Alice a du vague à l’âme. Elle aimerait qu’après l’amour, Michel se montre plus tendre et surtout que leur liaison ne se résume pas à ces galipettes hebdomadaires, dans une chambre d’hôtel anonyme. Pas une nuit complète en six mois ! Se sentant coupable, elle brûle de révéler la vérité au mari qu’elle aime toujours. Réactions véhémentes de Michel. Paul, son meilleur ami, vient de perdre son job. On l’a jeté comme un kleenex. Pas question de l’accabler par un aveu ! Sensible à ses regrets, il fait choisir à sa maîtresse la date d’un prochain week-end en amoureux et annule une réunion, pour prolonger leurs ébats.
En l’interrogeant sur son après-midi, sa femme, Laurence, lui tend des pièges. Pour endormir ses soupçons, Michel rebondit de mensonge en protestation indignée. Avec une mauvaise foi confondante. Chaude alerte qui ne remet cependant pas en question son escapade avec Alice. Mais lorsque Paul lui confie ses doutes sur la fidélité de son épouse, il commence à perdre pied. Et il est saisi de vertiges en découvrant que les autres lui cachent la vérité. Pour le protéger ! Il nous amusait beaucoup en menteur cynique, il est encore plus drôle en arroseur arrosé.
Pierre Pigeolet le fait vivre avec un punch époustouflant.
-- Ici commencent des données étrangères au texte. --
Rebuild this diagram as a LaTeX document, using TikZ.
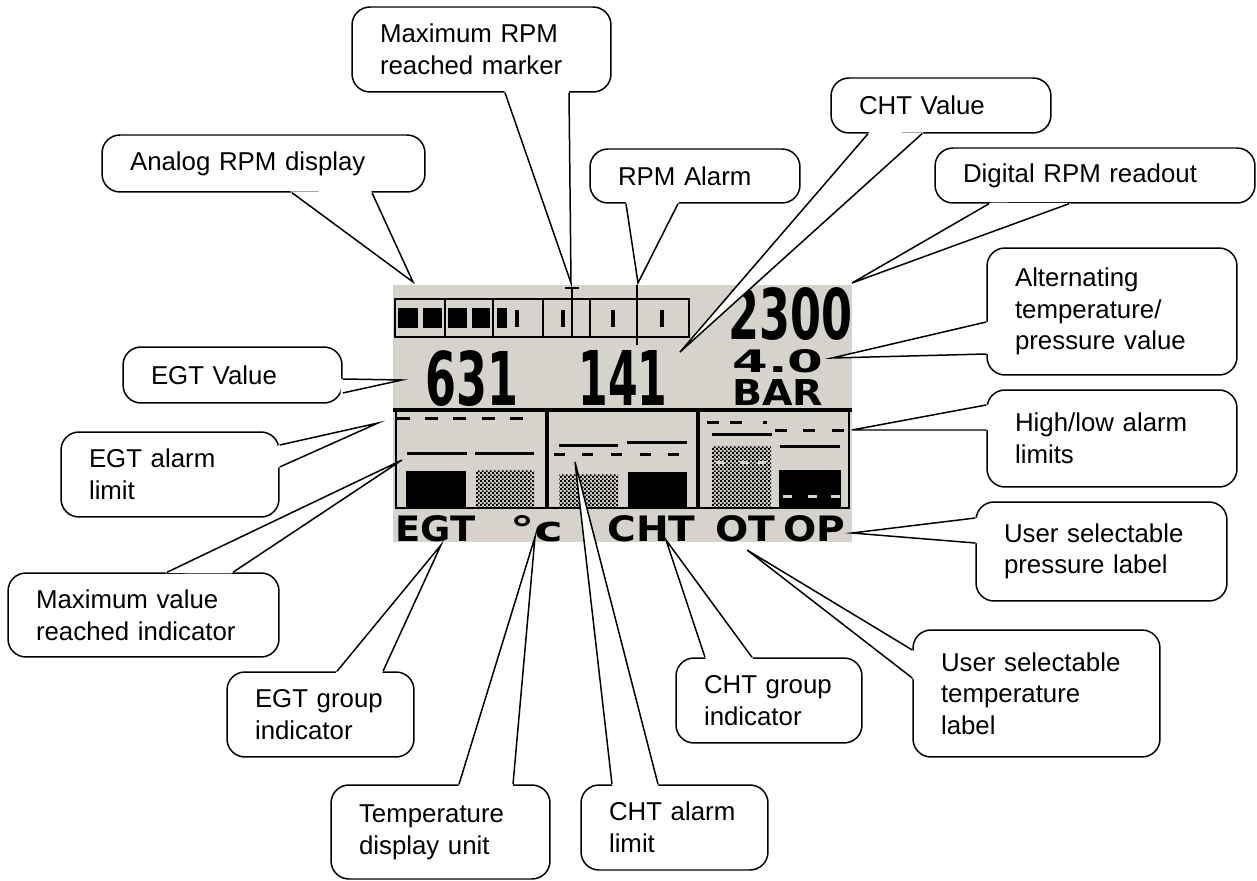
\documentclass[tikz,border=0pt]{standalone}
\usepackage{fontspec}
\usepackage{graphicx}
\setmainfont{Liberation Sans}
\newfontfamily\lcdfont{DejaVu Sans}
\usetikzlibrary{calc, patterns}

\definecolor{lcdgrey}{RGB}{214,211,204}

\pgfdeclarepatternformonly{lcdcheck}{\pgfpointorigin}{\pgfqpoint{2.4pt}{2.4pt}}{\pgfqpoint{2.4pt}{2.4pt}}{%
  \pgfpathrectangle{\pgfpointorigin}{\pgfqpoint{1.2pt}{1.2pt}}%
  \pgfpathrectangle{\pgfqpoint{1.2pt}{1.2pt}}{\pgfqpoint{1.2pt}{1.2pt}}%
  \pgfusepath{fill}}

\newcommand{\lcdtext}[3]{\resizebox{#1}{#2}{\lcdfont\bfseries #3}}
\newcommand{\calltail}[3]{%
  \fill[white] ($(#1)!-1.2pt!(#2)$) -- (#2) -- ($(#3)!-1.2pt!(#2)$) -- cycle;
  \draw[line width=0.85pt] (#1) -- (#2) -- (#3);}

\begin{document}
\begin{tikzpicture}[x=0.02cm, y=-0.02cm,
    bubble/.style={draw, line width=0.85pt, fill=white, rounded corners=0.36cm,
      inner xsep=0.56cm, inner ysep=0pt, align=left,
      font=\fontsize{14.7}{18}\selectfont},
    lcd/.style={line width=1.5pt},
    lcdtxt/.style={anchor=north west, inner sep=0pt}]
    \def\top{285}
    \def\bot{542}

    \useasboundingbox (0,0) rectangle (1257,881);

    % LCD screen
    \fill[lcdgrey] (393,\top) rectangle (852,\bot);

    \draw[lcd] (395,299) rectangle (689,337);
    \foreach \x in {445,493,543,590} \draw[lcd] (\x,299) -- (\x,337);
    \draw[lcd] (637,\top) -- (637,345);
    \draw[lcd] (565,288) -- (579,288);
    \draw[lcd] (572,288) -- (572,337);
    \foreach \a/\b in {398/418, 423/442, 448/467, 472/490, 497/507}
        \fill (\a,308) rectangle (\b,328);
    \foreach \x in {517,563,613,662} \fill (\x-2,310) rectangle (\x+2,327);

    \node[lcdtxt] (egtnum) at (425,350) {\lcdtext{1.86cm}{1.10cm}{631}};
    \node[lcdtxt] (chtnum) at (578,350) {\lcdtext{1.78cm}{1.10cm}{141}};
    \node[lcdtxt] (rpmnum) at (728,287) {\lcdtext{2.48cm}{1.04cm}{2300}};
    \node[lcdtxt] (presnum) at (732,349) {\lcdtext{1.82cm}{0.46cm}{4.0}};
    \node[lcdtxt] (presunit) at (732,379) {\lcdtext{1.82cm}{0.52cm}{BAR}};

    \fill (393,408) rectangle (852,412);
    \draw[lcd] (396,410) -- (396,508) -- (849,508) -- (849,410);
    \fill (545,410) rectangle (549,508);
    \fill (696,410) rectangle (700,508);

    % EGT bars
    \foreach \a in {397,425,453,482,510} \fill (\a,417) rectangle (\a+13,420);
    \fill (407,452) rectangle (467,455);
    \fill (475,452) rectangle (534,455);
    \fill (406,471) rectangle (466,508);
    \fill[pattern=lcdcheck] (476,471) rectangle (534,508);

    % CHT bars
    \fill (559,444) rectangle (618,447);
    \fill (627,441) rectangle (687,444);
    \foreach \a in {554,582,611,640,668} \fill (\a,453) rectangle (\a+11,456);
    \fill[pattern=lcdcheck] (559,475) rectangle (618,508);
    \fill (628,472) rectangle (687,508);

    % OT / OP bars
    \foreach \a in {707,730} \fill (\a,421) rectangle (\a+12,424);
    \fill (763,421) rectangle (767,424);
    \foreach \a in {775,803,832} \fill (\a,429) rectangle (\a+12,432);
    \fill (712,433) rectangle (772,436);
    \fill (780,445) rectangle (840,448);
    \fill[pattern=lcdcheck] (712,447) rectangle (771,508);
    \foreach \a in {716,740,758} \fill[lcdgrey] (\a,461) rectangle (\a+8,464);
    \fill (779,470) rectangle (841,508);
    \foreach \a in {783,808,831} \fill[lcdgrey] (\a,495) rectangle (\a+9,498);

    \node[lcdtxt] (egtlbl) at (395,515) {\lcdtext{1.60cm}{0.52cm}{EGT}};
    \node[lcdtxt] (unitlbl) at (510,515) {\lcdtext{1.06cm}{0.52cm}{°c}};
    \node[lcdtxt] (chtlbl) at (607,515) {\lcdtext{1.76cm}{0.52cm}{CHT}};
    \node[lcdtxt] (otlbl) at (715,515) {\lcdtext{1.20cm}{0.52cm}{OT}};
    \node[lcdtxt] (oplbl) at (783,515) {\lcdtext{1.24cm}{0.52cm}{OP}};

    % callouts
    \node[bubble, text width=5.34cm, minimum height=1.14cm] (analog) at (263.5,163.5) {Analog RPM display};
    \coordinate (analogA) at (analog.south -| 292,0);
    \coordinate (analogB) at (analog.south -| 372,0);
    \coordinate (analogtip) at (413,282);
    \calltail{analogA}{analogtip}{analogB}

    \node[bubble, text width=4.06cm, minimum height=1.70cm] (maxrpm) at (481.5,49.5) {Maximum RPM\\reached marker};
    \coordinate (maxrpmA) at (maxrpm.south -| 505,0);
    \coordinate (maxrpmB) at (maxrpm.south -| 569,0);
    \coordinate (maxrpmtip) at (571,283);
    \calltail{maxrpmA}{maxrpmtip}{maxrpmB}

    \node[bubble, text width=3.08cm, minimum height=1.08cm] (rpmalarm) at (695,176) {RPM Alarm};
    \coordinate (rpmalarmA) at (rpmalarm.south -| 626,0);
    \coordinate (rpmalarmB) at (rpmalarm.south -| 678,0);
    \coordinate (rpmalarmtip) at (638,283);
    \calltail{rpmalarmA}{rpmalarmtip}{rpmalarmB}

    \node[bubble, text width=3.28cm, minimum height=1.10cm] (chtval) at (941,105.5) {CHT Value};
    \coordinate (chtvalA) at (chtval.south -| 868,0);
    \coordinate (chtvalB) at (chtval.south -| 922,0);
    \coordinate (chtvaltip) at (680,352);
    \calltail{chtvalA}{chtvaltip}{chtvalB}

    \node[bubble, text width=5.28cm, minimum height=1.10cm] (digital) at (1095,175.5) {Digital RPM readout};
    \coordinate (digitalA) at (digital.south -| 989,0);
    \coordinate (digitalB) at (digital.south -| 1069,0);
    \coordinate (digitaltip) at (852,283);
    \calltail{digitalA}{digitaltip}{digitalB}

    \node[bubble, text width=3.88cm, minimum height=2.54cm] (altern) at (1112,311.5) {Alternating\\temperature/\\pressure value};
    \coordinate (alternA) at (altern.west |- 0,322);
    \coordinate (alternB) at (altern.west |- 0,354);
    \coordinate (alterntip) at (832,358);
    \calltail{alternA}{alterntip}{alternB}

    \node[bubble, text width=3.88cm, minimum height=1.94cm] (highlow) at (1112,438.5) {High/low alarm\\limits};
    \coordinate (highlowA) at (highlow.west |- 0,405);
    \coordinate (highlowB) at (highlow.west |- 0,430);
    \coordinate (highlowtip) at (852,430);
    \calltail{highlowA}{highlowtip}{highlowB}

    \node[bubble, text width=3.90cm, minimum height=1.98cm] (userpres) at (1101.5,551.5) {User selectable\\pressure label};
    \coordinate (userpresA) at (userpres.west |- 0,518);
    \coordinate (userpresB) at (userpres.west |- 0,543);
    \coordinate (userprestip) at (852,533);
    \calltail{userpresA}{userprestip}{userpresB}

    \node[bubble, text width=3.26cm, minimum height=1.12cm] (egtval) at (232.5,375) {EGT Value};
    \coordinate (egtvalA) at (egtval.east |- 0,379);
    \coordinate (egtvalB) at (egtval.east |- 0,393);
    \coordinate (egtvaltip) at (402,380);
    \calltail{egtvalA}{egtvaltip}{egtvalB}

    \node[bubble, text width=3.24cm, minimum height=1.70cm] (egtalarm) at (170,474.5) {EGT alarm\\limit};
    \coordinate (egtalarmA) at (egtalarm.east |- 0,445);
    \coordinate (egtalarmB) at (egtalarm.east |- 0,467);
    \coordinate (egtalarmtip) at (378,423);
    \calltail{egtalarmA}{egtalarmtip}{egtalarmB}

    \node[bubble, text width=4.30cm, minimum height=1.68cm] (maxval) at (143.5,615) {Maximum value\\reached indicator};
    \coordinate (maxvalA) at (maxval.north -| 167,0);
    \coordinate (maxvalB) at (maxval.north -| 233,0);
    \coordinate (maxvaltip) at (402,460);
    \calltail{maxvalA}{maxvaltip}{maxvalB}

    \node[bubble, text width=2.62cm, minimum height=1.70cm] (egtgroup) at (320.5,714.5) {EGT group\\indicator};
    \coordinate (egtgroupA) at (egtgroup.north -| 337,0);
    \coordinate (egtgroupB) at (egtgroup.north -| 383,0);
    \coordinate (egtgrouptip) at (441,545);
    \calltail{egtgroupA}{egtgrouptip}{egtgroupB}

    \node[bubble, text width=3.26cm, minimum height=1.88cm] (tempunit) at (440.5,832) {Temperature\\display unit};
    \coordinate (tempunitA) at (tempunit.north -| 459,0);
    \coordinate (tempunitB) at (tempunit.north -| 513,0);
    \coordinate (tempunittip) at (535,537);
    \calltail{tempunitA}{tempunittip}{tempunitB}

    \node[bubble, text width=2.62cm, minimum height=1.70cm] (chtalarm) at (674.5,827.5) {CHT alarm\\limit};
    \coordinate (chtalarmA) at (chtalarm.north -| 612,0);
    \coordinate (chtalarmB) at (chtalarm.north -| 658,0);
    \coordinate (chtalarmtip) at (575,462);
    \calltail{chtalarmA}{chtalarmtip}{chtalarmB}

    \node[bubble, text width=2.60cm, minimum height=1.70cm] (chtgroup) at (769,700.5) {CHT group\\indicator};
    \coordinate (chtgroupA) at (chtgroup.north -| 705,0);
    \coordinate (chtgroupB) at (chtgroup.north -| 752,0);
    \coordinate (chtgrouptip) at (666,540);
    \calltail{chtgroupA}{chtgrouptip}{chtgroupB}

    \node[bubble, text width=3.82cm, minimum height=2.54cm] (usertemp) at (1036.5,693.5) {User selectable\\temperature\\label};
    \coordinate (usertempA) at (usertemp.west |- 0,650);
    \coordinate (usertempB) at (usertemp.west |- 0,678);
    \coordinate (usertemptip) at (747,550);
    \calltail{usertempA}{usertemptip}{usertempB}

\end{tikzpicture}
\end{document}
Cajoleur, narcissique, hâbleur, Michel ment effrontément. Par intérêt mais également par plaisir. Il faut le voir jubiler dans le rôle de la "tata d’Alice". Et puis englué dans la toile qu’il a tissée, il déclenche des fous rires par ses coups de gueule contre l’hypocrisie ambiante. L’auteur réussit à désarçonner le spectateur par les retournements de situation et la part d’ombre qui enrobe les autres personnages. Incarné avec un flegme désarmant par Michel Poncelet, Paul est un ami de plus en plus inquiétant. Tout le contraire de la victime, que prétendait ménager Michel. Alice (Marie-Hélène Remacle) fait sentir que son couple est encore solide et Laurence (Marie-Paule Kumps) nous surprend par ses comportements ambigus. Nous sommes loin des stéréotypes du vaudeville. La mise en scène intelligente de Patrice Mincke fait émerger la complexité et l’humanité de ces quinquagénaires à la recherche d’un deuxième souffle.
Remarquablement construite, cette comédie séduit par sa cocasserie et son humour grinçant. Mais, sans jouer les moralistes, Florian Zeller suscite aussi notre réflexion. "Si les gens arrêtaient de se mentir du jour au lendemain, il n’y aurait plus aucun couple sur terre. Et dans une certaine mesure, ce serait la fin de la civilisation." affirme Michel. On ne souscrit pas aux propos excessifs de ce menteur invétéré. Pourtant les relations entre les membres du quatuor nous suggèrent que la vérité est inaccessible et qu’elle a besoin des voiles du mensonge.